By Wally Brooker
Zionism as a political movement began in the late 19th century. It first appeared as a program for a Jewish homeland in an age when powerful ideologies such as capitalism, imperialism, liberalism, socialism and communism were capturing the allegiance of people throughout the world. As proposed by Theodore Herzl and his contemporaries, Zionism was deeply influenced by European theories of nationalism – which had their roots in the French Revolution and the Napoleonic Wars. The earlier meaning of ‘Zion’ in Jewish history, liturgy and mass consciousness is a qualitatively different phenomenon. People did not think in terms of building nations before the late 18th century.
One of the great achievements of the French Revolution and the Napoleonic Wars was the liberation of Jews from systemic discrimination. Everywhere the French armies were successful in this era, ghetto walls were torn down and Jews were able to join professions that had hitherto been closed to them. The worst violence against Jews at this time was in Tsarist Russia and Poland, territories that had not experienced the emancipation of the French Revolution.

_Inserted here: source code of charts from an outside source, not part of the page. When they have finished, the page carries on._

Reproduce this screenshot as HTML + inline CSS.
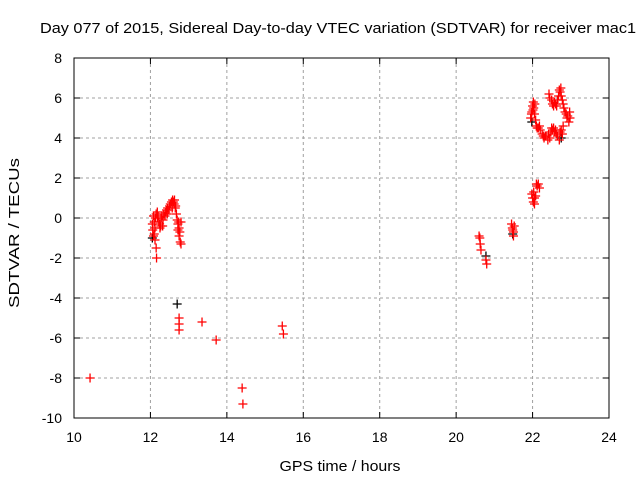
<!DOCTYPE html>
<html><head><meta charset="utf-8"><style>
body{margin:0;background:#fff;width:640px;height:480px;overflow:hidden}
svg{font-family:"Liberation Sans",sans-serif}
</style></head><body>
<svg id="c" width="640" height="480">
<text x="338" y="33" text-anchor="middle" font-size="15" textLength="596" lengthAdjust="spacingAndGlyphs">Day 077 of 2015, Sidereal Day-to-day VTEC variation (SDTVAR) for receiver mac1</text>
<text x="340" y="471" text-anchor="middle" font-size="15" textLength="121" lengthAdjust="spacingAndGlyphs">GPS time / hours</text>
<text transform="translate(19,233) rotate(-90)" text-anchor="middle" font-size="15" textLength="150" lengthAdjust="spacingAndGlyphs">SDTVAR / TECUs</text>
<g id="grid"></g>
<g id="ticks"></g>
<g id="pts"></g>
<rect x="74" y="58" width="535" height="360" fill="none" stroke="#000" stroke-width="1"/>
</svg>
<script>
const xTicks=[10,12,14,16,18,20,22,24];
const yTicks=[8,6,4,2,0,-2,-4,-6,-8,-10];
const redX=[10.42,12.05,12.06,12.08,12.08,12.1,12.1,12.12,12.12,12.13,12.15,12.15,12.16,12.18,12.18,12.2,12.22,12.24,12.25,12.27,12.28,12.3,12.32,12.33,12.35,12.38,12.4,12.42,12.44,12.45,12.48,12.5,12.52,12.55,12.57,12.58,12.6,12.62,12.63,12.65,12.66,12.68,12.7,12.72,12.72,12.74,12.75,12.75,12.77,12.78,12.8,12.8,12.75,12.75,12.75,13.35,13.72,14.4,14.42,15.45,15.48,
20.6,20.62,20.63,20.65,20.78,20.8,21.45,21.47,21.48,21.5,21.5,21.52,
21.98,22.0,22.02,22.03,22.05,22.05,22.08,22.1,22.12,22.15,22.18,
21.95,21.97,21.98,22.0,22.01,22.02,22.03,22.05,22.06,22.08,22.1,22.12,22.15,22.18,22.2,22.25,22.28,22.3,22.33,22.35,22.4,22.42,22.45,22.48,22.5,22.52,22.55,22.58,22.6,22.62,22.65,22.7,22.72,22.75,22.8,22.78,
22.43,22.45,22.5,22.52,22.55,22.57,22.6,22.63,22.65,22.68,22.7,22.72,22.74,22.75,22.78,22.8,22.82,22.85,22.88,22.9,22.92,22.95,22.98,22.97];
const redY=[-8.0,-0.3,-0.6,0.1,-0.9,-0.8,-0.2,-0.5,-1.1,0.0,0.2,-1.5,-2.0,0.3,0.0,0.1,-0.2,-0.3,-0.5,-0.4,0.0,0.1,-0.4,-0.1,0.2,0.1,0.3,0.4,0.2,0.5,0.4,0.6,0.7,0.8,0.5,0.9,0.8,0.7,0.9,0.5,0.6,0.2,-0.1,-0.3,-0.6,-0.2,-0.5,-0.9,-0.7,-1.2,-1.3,-0.2,-5.0,-5.3,-5.6,-5.2,-6.1,-8.5,-9.3,-5.4,-5.8,
-0.9,-1.0,-1.3,-1.6,-2.1,-2.3,-0.3,-0.5,-0.6,-0.7,-0.9,-0.4,
1.2,1.0,0.8,1.3,1.0,0.7,1.1,1.7,1.6,1.7,1.5,
5.0,5.2,5.3,5.6,5.4,5.8,5.5,5.2,5.7,4.9,4.6,4.5,4.5,4.6,4.4,4.2,4.1,4.0,4.1,4.1,3.9,4.2,4.0,4.3,4.5,4.4,4.5,4.3,4.4,4.2,4.1,3.9,4.3,4.4,4.6,4.2,
6.2,6.0,5.9,5.7,5.6,5.8,5.7,5.6,5.9,6.1,6.4,6.3,6.5,6.1,5.9,5.7,5.5,5.3,5.2,5.0,5.1,4.8,5.0,5.3];
const blackX=[12.05,12.7,20.78,21.48,21.98,22.75];
const blackY=[-1.0,-4.3,-1.9,-0.8,4.8,4.0];
const X0=74,X1=609,Y0=58,Y1=418;
const sx=v=>X0+(v-10)/14*(X1-X0);
const sy=v=>Y0+(8-v)/18*(Y1-Y0);
const NS="http://www.w3.org/2000/svg";
const grid=document.getElementById('grid'),ticks=document.getElementById('ticks'),pts=document.getElementById('pts');
function mk(t,a,p){const e=document.createElementNS(NS,t);for(const k in a)e.setAttribute(k,a[k]);p.appendChild(e);return e;}
xTicks.forEach(v=>{const x=sx(v);
 if(v>10&&v<24){const g=mk('line',{x1:x,x2:x,y1:Y0,y2:Y1,stroke:'#a0a0a0','stroke-dasharray':'3,3'},grid);
 
 }
 mk('line',{x1:x,x2:x,y1:Y1,y2:Y1-6,stroke:'#000'},ticks);mk('line',{x1:x,x2:x,y1:Y0,y2:Y0+6,stroke:'#000'},ticks);
 const t=mk('text',{x:x,y:Y1+24,'text-anchor':'middle','font-size':'14'},ticks);t.textContent=v;
 
 });
yTicks.forEach(v=>{const y=sy(v);
 if(v<8&&v>-10){const g=mk('line',{x1:X0,x2:X1,y1:y,y2:y,stroke:'#a0a0a0','stroke-dasharray':'3,3'},grid);
 
 }
 mk('line',{x1:X0,x2:X0+6,y1:y,y2:y,stroke:'#000'},ticks);mk('line',{x1:X1,x2:X1-6,y1:y,y2:y,stroke:'#000'},ticks);
 const t=mk('text',{x:X0-12,y:y+5,'text-anchor':'end','font-size':'14'},ticks);t.textContent=v;
 
 });
function plus(x,y,c,name){const g=mk('path',{d:`M${x-4.5},${y}h9M${x},${y-4.5}v9`,stroke:c,'stroke-width':'1.3',fill:'none'},pts);
 
 }
blackX.forEach((v,i)=>plus(sx(v),sy(blackY[i]),'#000','black-point'));
redX.forEach((v,i)=>plus(sx(v),sy(redY[i]),'#f00','red-point'));
</script>
</body></html>
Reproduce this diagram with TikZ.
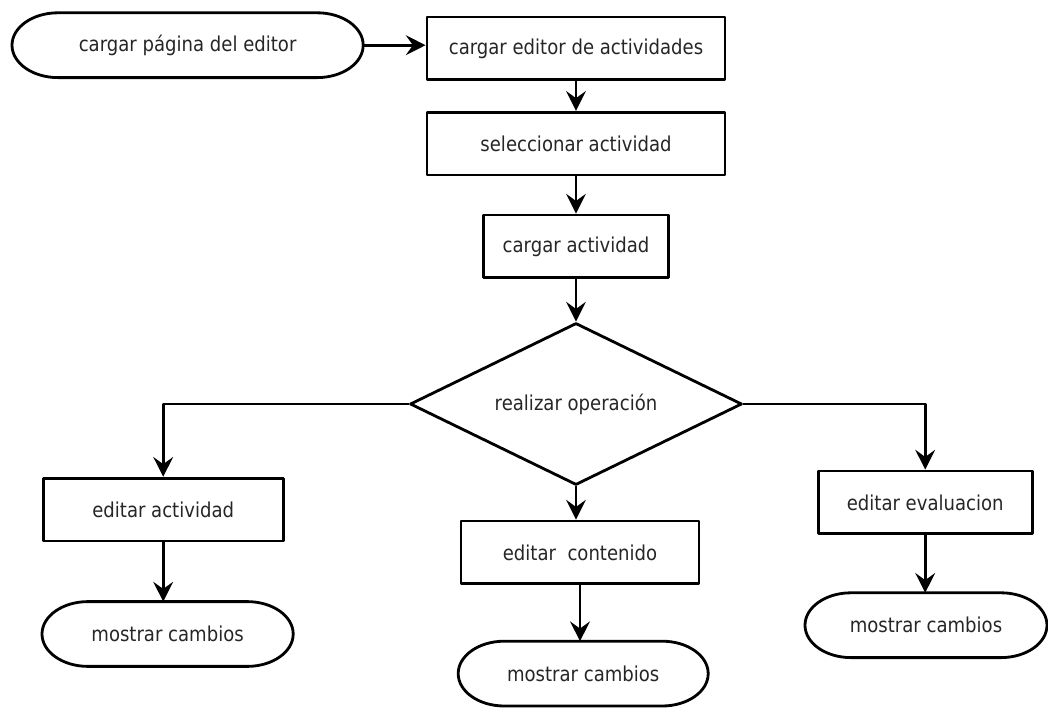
\documentclass[tikz,border=0pt]{standalone}
\usepackage{fontspec}
\setmainfont{DejaVu Sans}[FakeStretch=0.88]
\usetikzlibrary{shapes.geometric,arrows.meta}
\begin{document}
\begin{tikzpicture}[line join=round,>={Stealth[length=14pt,width=14pt,inset=5pt]},font=\fontsize{14.6pt}{17pt}\selectfont]
		%\draw[gray!50] (0,0) grid (26,-18);
		\useasboundingbox (0,0) rectangle (26.2,-17.7);
		\def\rx{1.15cm}
		\tikzset{
			caja/.style={draw,line width=2pt,text=black!85,inner sep=0pt},
			proceso/.style={caja,rectangle,minimum width=#1,minimum height=1.57cm},
			terminal/.style={caja,draw=none,outer sep=0pt,rectangle,minimum width=#1,minimum height=1.62cm,
				append after command={\pgfextra{
						\draw[line width=2pt] ([xshift=\rx]\tikzlastnode.north west)
						-- ([xshift=-\rx]\tikzlastnode.north east)
						arc[start angle=90,end angle=-90,x radius=\rx,y radius=0.81cm]
						-- ([xshift=\rx]\tikzlastnode.south west)
						arc[start angle=270,end angle=90,x radius=\rx,y radius=0.81cm]
						-- cycle;}}},
			flecha/.style={->,line width=2pt}
		}
		
		\node[terminal=8.78cm] (inicio) at (4.69,-1.13) {cargar página del editor};
		\node[proceso=7.45cm] (cargaEd) at (14.4,-1.21) {cargar editor de actividades};
		\node[proceso=7.45cm] (selAct) at (14.4,-3.59) {seleccionar actividad};
		\node[proceso=4.63cm] (cargaAct) at (14.4,-6.16) {cargar actividad};
		\node[caja,diamond,aspect=2.05,minimum width=8.3cm,minimum height=4.05cm] (oper) at (14.4,-10.1) {realizar operación};
		
		\node[proceso=6cm] (edAct) at (4.08,-12.74) {editar actividad};
		\node[proceso=5.95cm] (edCont) at (14.5,-13.81) {editar\ \ contenido};
		\node[proceso=5.35cm] (edEval) at (23.13,-12.56) {editar evaluacion};
		
		\node[terminal=6.28cm] (finAct) at (4.19,-15.85) {mostrar cambios};
		\node[terminal=6.25cm] (finCont) at (14.58,-16.84) {mostrar cambios};
		\node[terminal=6.05cm] (finEval) at (23.15,-15.63) {mostrar cambios};
		
		\draw[flecha] (inicio.east) -- (inicio.east -| cargaEd.west);
		\draw[flecha] (cargaEd) -- (selAct);
		\draw[flecha] (selAct) -- (cargaAct);
		\draw[flecha] (cargaAct) -- (oper);
		\draw[flecha] (oper.west) -| (edAct.north);
		\draw[flecha] (oper.east) -| (edEval.north);
		\draw[flecha] (oper.south) -- (oper.south |- edCont.north);
		\draw[flecha] (edAct.south) -- (edAct.south |- finAct.north);
		\draw[flecha] (edCont.south) -- (edCont.south |- finCont.north);
		\draw[flecha] (edEval.south) -- (edEval.south |- finEval.north);
	\end{tikzpicture}
\end{document}
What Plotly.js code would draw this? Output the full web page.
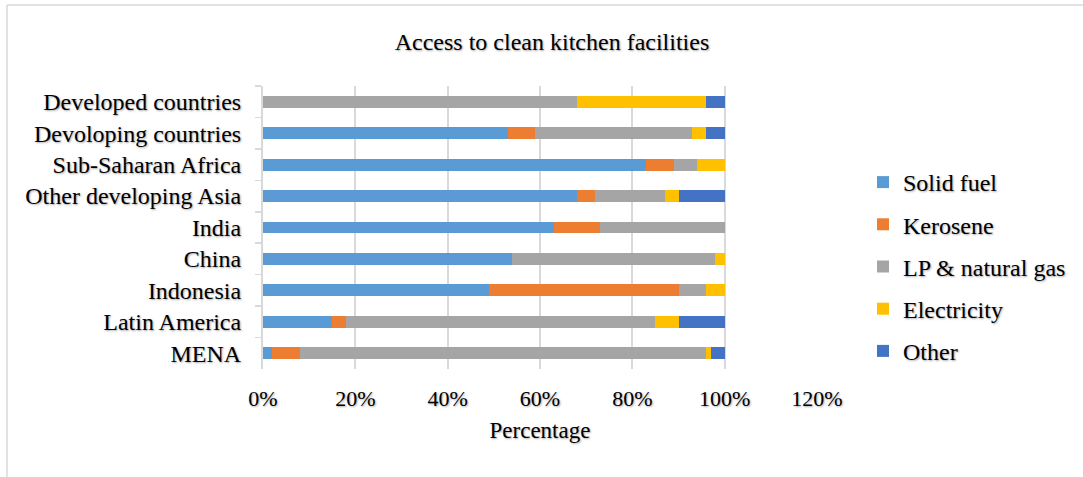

The Zionist movement was a response to a rising wave of anti-Semitism in Europe, beginning in the 1870’s when some writers began to use hitherto linguistic definitions of ‘semitic’ and ‘aryan’ as racial terms. Racist pseudo-science gave an apparently sophisticated veneer to primitive resentment, superstition & politically opportune scapegoating of Jews in Germany, Austria-Hungary, France, Poland, Russia and elsewhere.